Lastly, we need to understand the temperature of the light source. Defining light as having a temperature is confusing, unless you’re a physicist; we really should call it color which is more relevant to our experience of it.

Let’s talk about temperature first. One of the definitions for red-hot is ‘glowing with heat’; white-hot is defined as ‘being at or radiating white heat’.  These terms (red-,  white-hot) are in our lexicon and come from experiments with hot metals which glow different colors depending on how hot they’re heated. At about 2500K a metal object glows with a yellow-white color while at 5500K it will glow blue-white. (K stands for Kelvin and is a temperature scale that starts at absolute zero.)

Some common temperature approximations are 7500K for shade, 5500K for daylight and 2750K for sunset. 

The temperature of the light matters if you’re trying to accurately duplicate the colors of your subject in your photograph.

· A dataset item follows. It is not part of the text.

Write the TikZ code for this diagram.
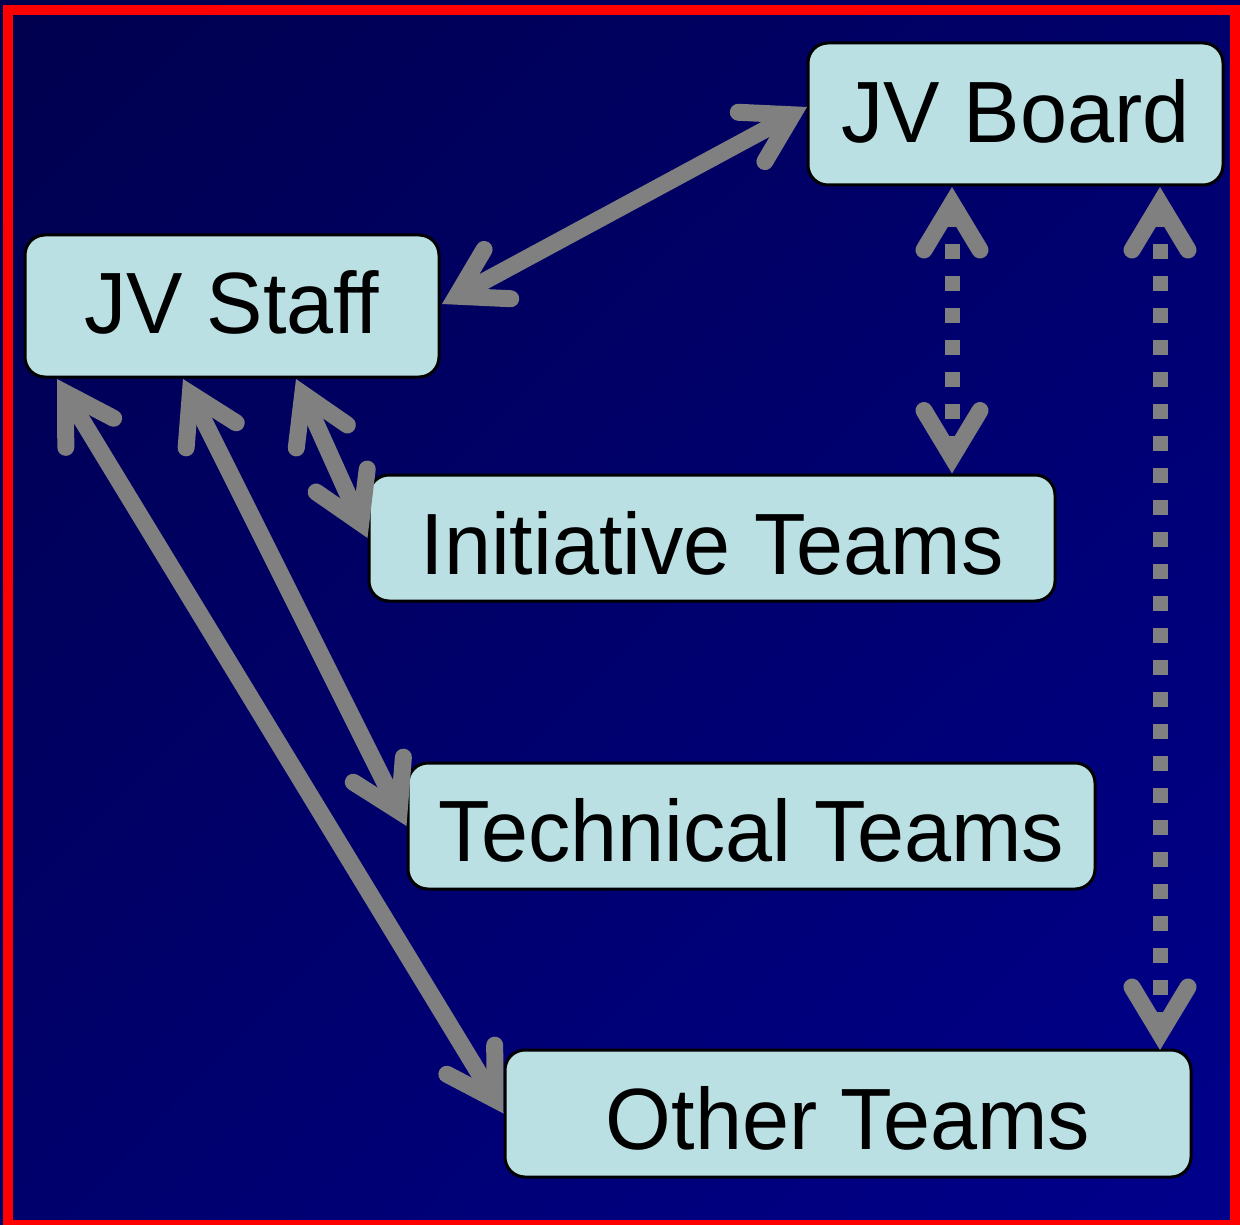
\documentclass[tikz,border=0pt]{standalone}
\usepackage{fontspec}
\setmainfont[FakeStretch=0.972]{Liberation Sans}
\usetikzlibrary{arrows.meta,calc,shadings}
\definecolor{boxfill}{RGB}{187,224,227}
\definecolor{conngray}{RGB}{128,128,128}
\definecolor{bgdark}{RGB}{0,0,78}
\definecolor{bgmid}{RGB}{0,0,108}
\definecolor{bglight}{RGB}{0,0,140}
\definecolor{framered}{RGB}{255,0,0}
\tikzset{
  vbarb/.tip={Straight Barb[length=46.5pt,width=56pt,line width=17pt,line cap=round,line join=miter]},
  box/.style={draw=black, line width=3pt, fill=boxfill, rounded corners=20pt, inner sep=0pt,
    text=black, font=\fontsize{87}{97}\selectfont},
  link/.style={draw=conngray, line width=17pt, arrows={vbarb-vbarb}},
  dotlink/.style={draw=conngray, line width=15pt, dash pattern=on 15pt off 17pt, arrows={vbarb-vbarb}}
}
\begin{document}
\begin{tikzpicture}[x=1pt,y=-1pt]
\useasboundingbox (0,0) rectangle (1240,1225);
\shade[upper left=bgdark, upper right=bgmid, lower left=bgmid, lower right=bglight] (0,0) rectangle (1240,1225);
\draw[framered, line width=10pt] (8,10) rectangle (1235,1225);

\node[box, minimum width=415pt, minimum height=142pt, text height=62.3pt, text depth=6pt] (board) at (1015.5,114) {JV Board};
\node[box, minimum width=414pt, minimum height=142pt, text height=62.3pt, text depth=7pt] (staff) at (232,306) {JV Staff};
\node[box, minimum width=686pt, minimum height=126pt, text height=72.3pt, text depth=0pt] (init) at (712,538) {Initiative Teams};
\node[box, minimum width=687pt, minimum height=126pt, text height=70.3pt, text depth=0pt] (tech) at (751.5,826) {Technical Teams};
\node[box, minimum width=686pt, minimum height=127pt, text height=72.3pt, text depth=0pt] (other) at (848,1113.5) {Other Teams};

\draw[link] ($(staff.east)+(1.5,-2)$) -- ($(board.west)+(0.5,-7)$);
\draw[link] ($(staff.south)+(64,0.5)$) -- (init.west);
\draw[link] ($(staff.south)+(-49,0.5)$) -- (tech.west);
\draw[link] ($(staff.south)+(-175,0.5)$) -- (other.west);
\draw[dotlink] ($(board.south)+(-63.5,0.5)$) -- ($(init.north)+(240,0)$);
\draw[dotlink] ($(board.south)+(144.5,0.5)$) -- ($(other.north)+(312,1.5)$);
\end{tikzpicture}
\end{document}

If you’re photographing a room in a house with white walls you don’t want the walls looking blue or yellow or green, they need to be white. The same is true for skin tones; your client won’t be satisfied with your portraits if their skin is orange or some other weird tint.  

It’s especially challenging when capturing two different light sources in the same image. This image of my sister’s dinning room illustrates the problem. Outdoors there is hazy sunlight and the light has a blue tint (high temperature) while inside the light is from an incandescent bulb with a warm yellow glow (low temperature, note: the warmth is accentuated from the wood tones and yellow walls).